Всех обожаний бедствие огромно.
И не совпасть, и связи не прервать.
Так навсегда, что даже у надгробья, —
потупившись, не смея быть при Вас, —
изъявленную внятно, но не грозно
надземную приемлю неприязнь.
При веяньях залива, при закате
стою, как нищий, согнанный с крыльца.
Но это лишь усмешка, не проклятье.
Крест благородней, чем чугун креста.
Ирония – избранников занятье.
Туманна окончательность конца.
Дом с башней
Луны ещё не вдосталь, а заря ведь
уже сошла – откуда взялся свет?
Сеть гамака ужасная зияет.
Ах, это май: о тьме и речи нет.
Дом выспренний на берегу залива.
В саду – гамак. Всё упустила сеть,
но не пуста: игриво и лениво
в ней дней былых полеживает смерть.
Бывало, в ней покачивалась дрёма
и упадал том Стриндберга из рук.
Но я о доме. Описанье дома
нельзя построить наобум и вдруг.
Проект: осанку вычурного замка
венчают башни шпиль и витражи.
Красавица была его хозяйка.
– Мой ангел, пожелай и прикажи.
Поверх кустов сирени и малины —
балкон с пространным видом на залив.
Всё гости, фейерверки, именины.
В тот майский день молился ль кто за них?
Сооруженье: вместе дом и остров
для мыслящих гребцов средь моря зла.
Здесь именитый возвещал философ
(он и поэт): – Так больше жить нельзя!
Какие ночи были здесь! Однако
хозяев нет. Быть дома ночью – вздор.
Пора бы знать: «Бродячая собака»
лишь поздним утром их отпустит в дом.
Замечу: знаменитого подвала
таинственная гостья лишь одна
навряд ли здесь хотя бы раз бывала,
иль раз была – но боле никогда.
Покой и прелесть утреннего часа.
Красотка-финка самовар внесла.
И гимназист, отрекшийся от чая,
всех пристыдил: – Так больше жить нельзя!

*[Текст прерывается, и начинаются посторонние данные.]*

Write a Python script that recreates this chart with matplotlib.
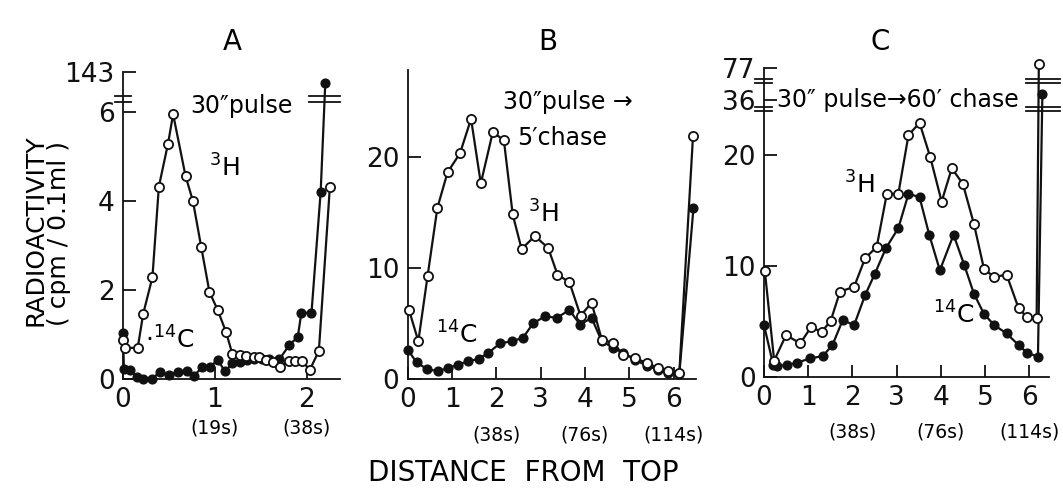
import numpy as np
import matplotlib
matplotlib.use('Agg')
import matplotlib.pyplot as plt

plt.rcParams['font.family'] = ['DejaVu Sans']

# ---------------- data ----------------
# Panel A : 30" pulse
a_h3_x = [0.0, 0.02, 0.16, 0.22, 0.32, 0.39, 0.49, 0.545, 0.68, 0.76, 0.85, 0.94, 1.03, 1.12,
          1.19, 1.27, 1.34, 1.42, 1.48, 1.55, 1.63, 1.71, 1.80, 1.87, 1.95, 2.03, 2.13, 2.25]
a_h3_y = [0.88, 0.7, 0.7, 1.47, 2.29, 4.33, 5.3, 5.96, 4.57, 4.01, 2.98, 1.96, 1.55, 1.06,
          0.56, 0.54, 0.52, 0.5, 0.49, 0.43, 0.39, 0.28, 0.41, 0.41, 0.41, 0.2, 0.63, 4.33]
a_c14_x = [0.0, 0.01, 0.08, 0.15, 0.22, 0.31, 0.40, 0.50, 0.60, 0.70, 0.77, 0.86, 0.95, 1.03,
           1.11, 1.19, 1.27, 1.35, 1.43, 1.51, 1.59, 1.70, 1.81, 1.90, 1.94, 2.05, 2.15, 2.2]
a_c14_y = [1.03, 0.22, 0.2, 0.04, 0.0, 0.0, 0.15, 0.1, 0.15, 0.19, 0.07, 0.26, 0.28, 0.43,
           0.17, 0.36, 0.39, 0.43, 0.45, 0.45, 0.44, 0.44, 0.77, 0.94, 1.49, 1.49, 4.22, 89]

# Panel B : 30" pulse -> 5' chase
b_h3_x = [0.03, 0.24, 0.45, 0.67, 0.9, 1.18, 1.43, 1.65, 1.92, 2.17, 2.37, 2.57, 2.87, 3.17,
          3.38, 3.65, 3.9, 4.15, 4.38, 4.64, 4.86, 5.13, 5.39, 5.65, 5.88, 6.13, 6.44]
b_h3_y = [6.2, 3.4, 9.3, 15.4, 18.6, 20.3, 23.4, 17.6, 22.2, 21.5, 14.8, 11.7, 12.85, 11.8,
          9.4, 8.7, 5.7, 6.85, 3.55, 3.24, 2.2, 1.9, 1.44, 1.0, 0.7, 0.54, 21.9]
b_c14_x = [0.0, 0.2, 0.43, 0.68, 0.92, 1.14, 1.37, 1.6, 1.82, 2.08, 2.35, 2.6, 2.83, 3.1,
           3.36, 3.65, 3.89, 4.15, 4.38, 4.64, 4.86, 5.13, 5.39, 5.65, 5.88, 6.13, 6.45]
b_c14_y = [2.64, 1.5, 0.9, 0.7, 1.0, 1.3, 1.6, 1.8, 2.34, 3.2, 3.4, 3.7, 5.0, 5.65,
           5.5, 6.2, 4.9, 5.5, 3.4, 2.8, 2.34, 1.74, 1.2, 0.84, 0.54, 0.45, 15.4]

# Panel C : 30" pulse -> 60' chase
c_h3_x = [0.02, 0.23, 0.5, 0.82, 1.06, 1.31, 1.51, 1.72, 2.04, 2.29, 2.55, 2.78, 3.04, 3.27,
          3.52, 3.76, 4.02, 4.25, 4.5, 4.75, 4.98, 5.21, 5.49, 5.76, 5.95, 6.17, 6.22]
c_h3_y = [9.5, 1.45, 3.76, 3.0, 4.45, 4.06, 5.05, 7.67, 8.12, 10.7, 11.7, 16.5, 16.5, 21.8,
          22.9, 19.85, 15.8, 18.8, 17.4, 13.8, 9.7, 9.0, 9.2, 6.2, 5.35, 5.26, 82]
c_c14_x = [0.0, 0.21, 0.3, 0.51, 0.75, 1.04, 1.33, 1.55, 1.78, 2.04, 2.29, 2.51, 2.76, 3.04,
           3.27, 3.52, 3.74, 3.98, 4.29, 4.53, 4.75, 4.98, 5.21, 5.49, 5.76, 5.95, 6.2, 6.3]
c_c14_y = [4.66, 1.05, 0.96, 1.05, 1.26, 1.65, 1.86, 2.86, 5.1, 4.66, 7.37, 9.3, 11.6, 13.4,
           16.5, 16.2, 12.8, 9.6, 12.8, 10.1, 7.5, 5.65, 4.66, 3.9, 2.86, 2.17, 1.8, 43]

a_yticks = [0, 2, 4, 6, 143]
b_yticks = [0, 10, 20]
c_yticks = [0, 10, 20, 36, 77]
a_xticks = [0, 1, 2]
bc_xticks = [0, 1, 2, 3, 4, 5, 6]
a_time = {1: '(19s)', 2: '(38s)'}
bc_time = {2: '(38s)', 4: '(76s)', 6: '(114s)'}

# ---------------- helpers ----------------
W, H = 1063, 490


def broken_scale(kv, kp):
    kv = np.asarray(kv, float)
    kp = np.asarray(kp, float)
    s0 = (kp[1] - kp[0]) / (kv[1] - kv[0])
    s1 = (kp[-1] - kp[-2]) / (kv[-1] - kv[-2])

    def fwd(v):
        v = np.asarray(v, float)
        out = np.interp(v, kv, kp)
        out = np.where(v < kv[0], kp[0] + (v - kv[0]) * s0, out)
        out = np.where(v > kv[-1], kp[-1] + (v - kv[-1]) * s1, out)
        return out

    def inv(p):
        p = np.asarray(p, float)
        out = np.interp(p, kp, kv)
        out = np.where(p < kp[0], kv[0] + (p - kp[0]) / s0, out)
        out = np.where(p > kp[-1], kv[-1] + (p - kp[-1]) / s1, out)
        return out
    return fwd, inv


def style(ax):
    for s in ['top', 'right']:
        ax.spines[s].set_visible(False)
    for s in ['left', 'bottom']:
        ax.spines[s].set_linewidth(1.3)
        ax.spines[s].set_color('#111111')
    ax.tick_params(direction='in', length=9, width=1.3, labelsize=19, pad=6,
                   colors='#111111')
    ax.patch.set_alpha(0)


def draw_series(ax, x, y, filled):
    if filled:
        ax.plot(x, y, '-o', color='#111111', lw=1.6, ms=6.3, mfc='#111111',
                mec='#111111', clip_on=False, zorder=3)
    else:
        ax.plot(x, y, '-o', color='#111111', lw=1.6, ms=6.6, mfc='white',
                mec='#111111', mew=1.3, clip_on=False, zorder=4)


def brk(ax, inv, plotted, x0, x1):
    for p in plotted:
        ax.plot([x0, x1], [float(inv(p)), float(inv(p))], color='#111111', lw=1.3,
                clip_on=False, zorder=5)


def px(x, y):
    return x / W, 1 - y / H


fig = plt.figure(figsize=(W / 100, H / 100), dpi=100)
fig.patch.set_facecolor('white')

# ---------------- Panel A ----------------
axA = fig.add_axes([123 / W, (H - 379) / H, 217 / W, 307 / H])
fA, iA = broken_scale([0, 6.3, 143, 200], [0, 6.3, 6.91, 7.17])
axA.set_yscale('function', functions=(fA, iA))
draw_series(axA, a_c14_x, a_c14_y, True)
draw_series(axA, a_h3_x, a_h3_y, False)
axA.set_xlim(0, 2.36)
axA.set_ylim(0, 143)
axA.set_yticks(a_yticks)
axA.set_yticklabels([str(t) for t in a_yticks])
axA.set_xticks(a_xticks)
axA.set_xticklabels([str(t) for t in a_xticks])
style(axA)
brk(axA, iA, [6.24, 6.36], -0.09, 0.09)
brk(axA, iA, [6.24, 6.36], 2.02, 2.36)
for k, v in a_time.items():
    axA.text(k, -0.16, v, transform=axA.get_xaxis_transform(), ha='center',
             va='center', fontsize=13.5)

# ---------------- Panel B ----------------
axB = fig.add_axes([407.7 / W, (H - 379) / H, 288 / W, 309 / H])
draw_series(axB, b_c14_x, b_c14_y, True)
draw_series(axB, b_h3_x, b_h3_y, False)
axB.set_xlim(0, 6.5)
axB.set_ylim(0, 27.8)
axB.set_yticks(b_yticks)
axB.set_xticks(bc_xticks)
style(axB)
for k, v in bc_time.items():
    axB.text(k, -0.18, v, transform=axB.get_xaxis_transform(), ha='center',
             va='center', fontsize=13.5)

# ---------------- Panel C ----------------
axC = fig.add_axes([764 / W, (H - 376.7) / H, 285 / W, 308.7 / H])
fC, iC = broken_scale([0, 24.2, 36, 77, 100], [0, 24.2, 25.0, 27.85, 29.5])
axC.set_yscale('function', functions=(fC, iC))
draw_series(axC, c_c14_x, c_c14_y, True)
draw_series(axC, c_h3_x, c_h3_y, False)
axC.set_xlim(0, 6.45)
axC.set_ylim(0, 77)
axC.set_yticks(c_yticks)
axC.set_yticklabels([str(t) for t in c_yticks])
axC.set_xticks(bc_xticks)
style(axC)
brk(axC, iC, [24.0, 24.37, 26.5, 26.85], -0.2, 0.18)
brk(axC, iC, [24.0, 24.37, 26.5, 26.85], 5.93, 6.7)
for k, v in bc_time.items():
    axC.text(k, -0.18, v, transform=axC.get_xaxis_transform(), ha='center',
             va='center', fontsize=13.5)

# ---------------- texts ----------------
for letter, x in [('A', 232), ('B', 548), ('C', 880)]:
    fig.text(*px(x, 42), letter, ha='center', va='center', fontsize=20)

fig.text(*px(36, 230), 'RADIOACTIVITY', rotation=90, ha='center', va='center', fontsize=18)
fig.text(*px(59, 233), '( cpm / 0.1ml )', rotation=90, ha='center', va='center', fontsize=18)
fig.text(*px(523, 473), 'DISTANCE  FROM  TOP', ha='center', va='center', fontsize=20)

fig.text(*px(190, 106), '30\u2033pulse', ha='left', va='center', fontsize=17)
fig.text(*px(224, 168), r'$^{3}$H', ha='center', va='center', fontsize=18)
fig.text(*px(170, 340), r'$\cdot^{14}$C', ha='center', va='center', fontsize=18)

fig.text(*px(503, 102), '30\u2033pulse \u2192', ha='left', va='center', fontsize=17)
fig.text(*px(517, 138), '5\u2032chase', ha='left', va='center', fontsize=17)
fig.text(*px(543, 214), r'$^{3}$H', ha='center', va='center', fontsize=18)
fig.text(*px(457, 335), r'$^{14}$C', ha='center', va='center', fontsize=18)

fig.text(*px(777, 100), '30\u2033 pulse\u219260\u2032 chase', ha='left', va='center', fontsize=17)
fig.text(*px(859, 185), r'$^{3}$H', ha='center', va='center', fontsize=18)
fig.text(*px(954, 315), r'$^{14}$C', ha='center', va='center', fontsize=18)

fig.savefig('out.png', dpi=100, facecolor='white')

В устройстве дома – вольного абсурда
черты отрадны. Запределен бред
предположенья: вдруг уйти отсюда.
Зачем? А дом? А башня? А крокет?
Балы, спектакли, чаепитья, пренья.
Коса, румянец, хрупкость, кисея —
и голосок, отвлекшийся от пенья,
расплакался: – Так больше жить нельзя!
Влюблялись, всё смеялись и стрелялись
нередко, страстно ждали новостей.
Дом с башней ныне – робкий постоялец,
чудак изгой на родине своей.
Нет никого. Ужель и тот покойник —
незнаемый, тот, чей гамак дыряв,
к сосне прибивший ржавый рукомойник,
заткнувший щели в окнах и дверях?
Хоть не темнеет, а светает рано.
Лет дому сколько? Менее, чем сто.
Какая жизнь в нём сильная играла!
Где это всё? Да было ль это всё?
Я полюбила дом, и водостока
резной узор, и, более всего,
со шпилем башню и цветные стёкла.
Каков мой цвет сквозь каждое стекло?
Мне кажется, и дом меня приметил.
Войду в залив, на камне постою.
Дом снова жив, одушевлен и светел.
Я вижу дом, гостей, детей, семью.
Из кухни в погреб золотистой финки
так весел промельк! Как она мила!
И нет беды печальней детской свинки,
всех ужаснувшей, – да и та прошла.
Так я играю с домом и заливом.
Я занята лишь этим пустяком.
Над их ко мне пристрастием взаимным
смеётся кто-то за цветным стеклом.
Как всё сошлось! Та самая погода,
и тот же тост: – Так больше жить нельзя!